Nach der kommunistischen Machtübernahme 1948 folgte das
bereits geschilderte Muster: Zuerst wurden die deutschstämmigen
Bewohner diskriminiert, zum Teil enteignet und aus
ihren Häusern vertrieben, nach 1990 wanderte ein Großteil
von ihnen nach Deutschland aus. Es ist erstaunlich, dass es
bis heute, trotz der Periode der Benachteiligung und der Auswanderungswelle,
muttersprachlich deut-schen Unterricht an Agnethelns Schulen
noch gibt. |
Pelişor |
Meine Reise geht weiter in Richtung
Mediasch.

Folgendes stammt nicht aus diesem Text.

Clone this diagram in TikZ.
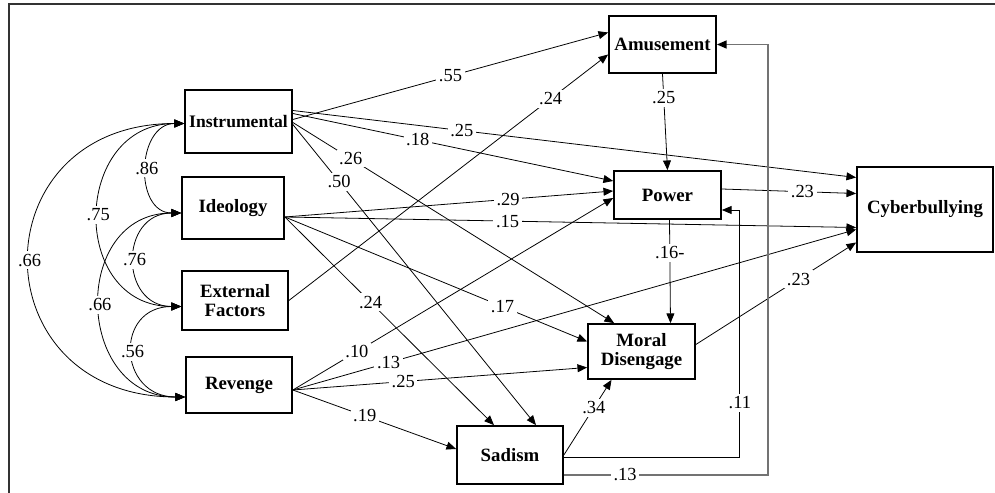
\documentclass[tikz,border=0pt]{standalone}
\usepackage{fontspec}
\setmainfont{Liberation Serif}
\usetikzlibrary{arrows.meta}
\usetikzlibrary{calc}

\begin{document}
\begin{tikzpicture}[
                x=0.02cm, y=-0.02cm,
                var/.style={draw, line width=1pt, inner sep=0pt, align=center,
                        font=\fontsize{10.7}{10.4}\selectfont\bfseries},
                eff/.style={-{Triangle[length=5.5pt, width=4.5pt]}, line width=0.45pt},
                cor/.style={{Triangle[length=5.5pt, width=4.5pt]}-{Triangle[length=5.5pt, width=4.5pt]}, line width=0.45pt},
                coef/.style={fill=white, inner sep=1.5pt, font=\fontsize{10.5}{12}\selectfont} ]

            \useasboundingbox (0,0) rectangle (995,493);
            \draw[line width=1.1pt, black!80] (995,4) -- (9,4) -- (9,493);

            % motives
            \node[var, minimum width=2.14cm, minimum height=1.26cm,
                font=\fontsize{10}{10.4}\selectfont\bfseries] (inst) at (238.5,121.5) {Instrumental};
            \node[var, minimum width=2.04cm, minimum height=1.24cm] (ideo) at (233,208) {Ideology};
            \node[var, minimum width=2.12cm, minimum height=1.18cm] (ext) at (235,300.5) {External\\Factors};
            \node[var, minimum width=2.12cm, minimum height=1.12cm] (rev) at (239,385) {Revenge};

            % mediators and outcome
            \node[var, minimum width=2.14cm, minimum height=1.14cm] (amuse) at (662.5,44.5) {Amusement};
            \node[var, minimum width=2.14cm, minimum height=0.96cm] (power) at (667.5,195) {Power};
            \node[var, minimum width=2.14cm, minimum height=1.10cm] (moral) at (641.5,351.5) {Moral\\Disengage};
            \node[var, minimum width=2.12cm, minimum height=1.16cm] (sad) at (510,455) {Sadism};
            \node[var, minimum width=2.72cm, minimum height=1.70cm] (cyber) at (925,209.5) {Cyberbullying};

            % correlations
            \coordinate (instC) at ($(inst.west)+(0,2)$);
            \coordinate (ideoC) at ($(ideo.west)+(0,5)$);
            \coordinate (extC) at ($(ext.west)+(0,6)$);
            \coordinate (revC) at ($(rev.west)+(0,12)$);

            \draw[cor] (instC) to[out=180, in=180, looseness=1.36] node[coef] {.86} (ideoC);
            \draw[cor] (instC) to[out=180, in=180, looseness=1.57] node[coef] {.75} (extC);
            \draw[cor] (instC) to[out=180, in=180, looseness=1.93] node[coef] {.66} (revC);
            \draw[cor] (ideoC) to[out=180, in=180, looseness=1.7] node[coef] {.76} (extC);
            \draw[cor] (ideoC) to[out=180, in=180, looseness=1.54] node[coef] {.66} (revC);
            \draw[cor] (extC) to[out=180, in=180, looseness=1.9] node[coef] {.56} (revC);

            % paths
            \coordinate (ideoOut) at ($(ideo.east)+(0,9)$);
            \coordinate (revOut) at ($(rev.east)+(0,5)$);

            \draw[eff] ($(inst.east)+(0,-2)$) -- node[coef, pos=.50] {.55} ($(amuse.west)+(0,-12)$);
            \draw[eff] ($(inst.east)+(0,-11)$) -- node[coef, pos=.30] {.25} ($(cyber.west)+(0,-32)$);
            \draw[eff] ($(inst.east)+(0,-8)$) -- node[coef, pos=.39] {.18} ($(power.west)+(0,-14)$);
            \draw[eff] ($(inst.east)+(0,1)$) -- node[coef, pos=.18] {.26} ($(moral.north west)+(27,0)$);
            \draw[eff] ($(inst.east)+(0,3)$) -- node[coef, pos=.19] {.50} ($(sad.north)+(26,0)$);

            \draw[eff] (ideoOut) -- node[coef, pos=.68] {.29} ($(power.west)+(0,-4)$);
            \draw[eff] (ideoOut) -- node[coef, pos=.39] {.15} ($(cyber.west)+(0,18)$);
            \draw[eff] (ideoOut) -- node[coef, pos=.72] {.17} ($(moral.west)+(0,-10)$);
            \draw[eff] (ideoOut) -- node[coef, pos=.41] {.24} ($(sad.north)+(-16,0)$);

            \draw[eff] (ext.east) -- node[coef, pos=.82] {.24} ($(amuse.west)+(0,10)$);

            \draw[eff] (revOut) -- node[coef, pos=.20] {.10} ($(power.west)+(0,3)$);
            \draw[eff] (revOut) -- node[coef, pos=.17] {.13} ($(cyber.west)+(0,20)$);
            \draw[eff] (revOut) -- node[coef, pos=.375] {.25} ($(moral.west)+(0,16)$);
            \draw[eff] (revOut) -- node[coef, pos=.44] {.19} ($(sad.west)+(0,-6)$);

            \draw[eff] (amuse.south) -- node[coef, pos=.25] {.25} (power.north);
            \draw[eff] ($(power.east)+(0,-6)$) -- node[coef, pos=.6] {.23} ($(cyber.west)+(0,-16)$);
            \draw[eff] ($(power.south)+(2,0)$) -- node[coef, pos=.32] {.16-} ($(moral.north)+(29,0)$);
            \draw[eff] ($(moral.east)+(0,-7)$) -- node[coef, pos=.64] {.23} ($(cyber.west)+(0,33)$);
            \draw[eff] (sad.east) -- node[coef, pos=.63] {.34} ($(moral.south)+(-30,0)$);

            \draw[eff] ($(sad.east)+(0,2)$) -| node[coef, pos=.61] {.11} ($(power.east)+(18,15)$)
                -- ($(power.east)+(0,15)$);
            \draw[-{Triangle[length=5.5pt, width=4.5pt, color=black]}, black!55, line width=0.9pt]
                ($(sad.east)+(0,20)$) -| node[coef, text=black, pos=.15] {.13} ($(amuse.east)+(51,0)$)
                -- (amuse.east);
        \end{tikzpicture}
\end{document}
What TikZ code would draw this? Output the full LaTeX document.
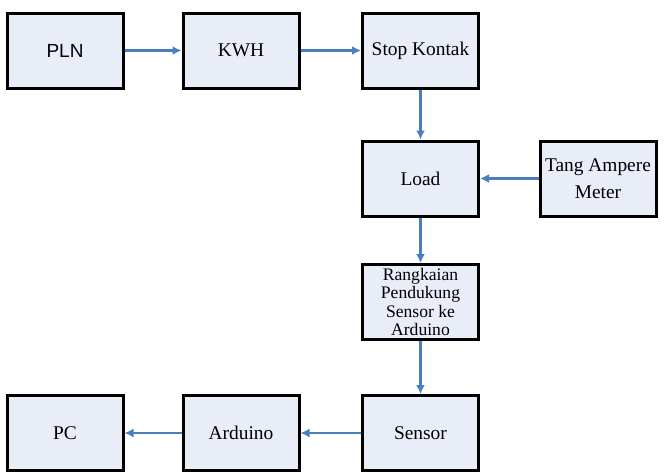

Als ich an der langen Reihe von kleinen einstöckigen
Häusern von Pelişor (Magarei) vorbeifahre und aus
den Augenwinkeln heraus hoch oben auf dem Hügel die
alte Kirchenburg erblicke, regt sich sofort etwas in meinem
Gemüt. Als mir kurz darauf auch noch ein Pferdefuhrwerk
entgegen kommt, kann ich nicht anders, als stehen zu bleiben.
In meinen Augen - sicher nicht in jenen der verarmten Dorfbewohner
- ist es eine Dorfidylle. Wären da nicht die sporadisch
vorbeihuschenden Autos, könnte man meinen, hundert Jahre
in die Vergangenheit zurückgekehrt zu sein. |
Mittels eines mit viel Fantasie
zusammengesetzten Satzes ("a vizita biserica")
frage ich zwei Kinder nach einer Möglichkeit, die Kirche
zu besichtigen. Prompt werde ich auf ein Haus an der Hauptstraße
hingewiesen. Klopfen, eintreten, und schon empfängt mich
mit großer Liebenswürdigkeit ein Deutsch sprechender
Herr, der mir auch gleich bestätigt, dass er im Besitz
der Kirchenschlüssel sei. Während wir den kleinen
Hügel hinauf marschieren, offenbart mir Herr
Mild (66), er sei der letzte noch verbliebene "Sachse"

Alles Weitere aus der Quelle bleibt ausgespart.